Wednesday, January 7, 2015

Would An Opponent Really Cut The Saddle Girth?

You see this a lot in fantasy battles. A fighter on foot manages to cut a mounted warrior's girth, usually without injuring the horse.

Okay, how about a realism check here.

Here's a saddle attached to a horse. It's an English saddle because it's easier to see. The black strap at the bottom, not many shades darker than the horse, is the girth. As you can see, the girth fits snug to a horse. When riding, an English girth should be snug enough that you can insert your fingers between girth and horse but not your hand. It's literally right against the animal's body. Now, try to imagine cutting that with a knife or, worse, a sword, without injuring the horse. While the horse is moving.

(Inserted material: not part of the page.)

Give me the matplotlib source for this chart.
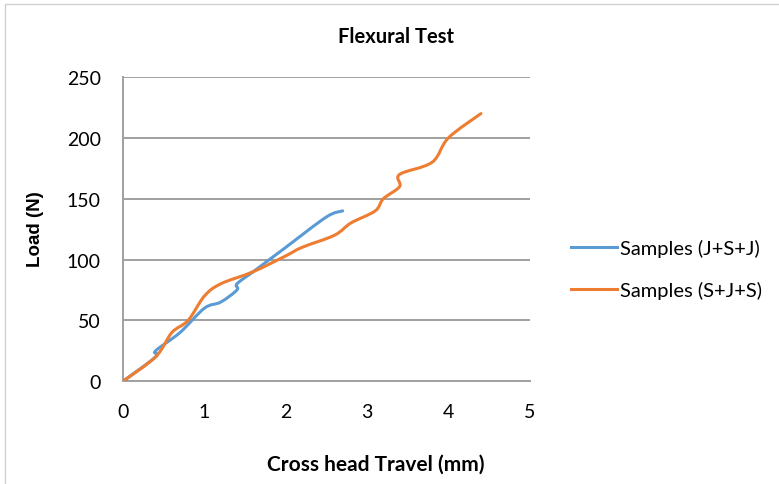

Now, add this. Here the horse has a rider. You can just see the girth's that dark stripe just behind the horse's shoulder. What is between any assailant and the girth? Yup. The rider's leg. Which in a battle situation would probably be armored. In order to get to the girth, the assailant would have to go under the horse - and a trained war horse would promptly kick them in the head.

Cutting the saddle girth in the heat of combat is simply not feasible unless your assailant is practically superpowered or just that insanely lucky.

Reins are more vulnerable, but losing a rein on a very well trained warhorse would not be an issue - they would almost certainly be trained to ride mostly off of the legs and seat to free up the rider's hands to fight.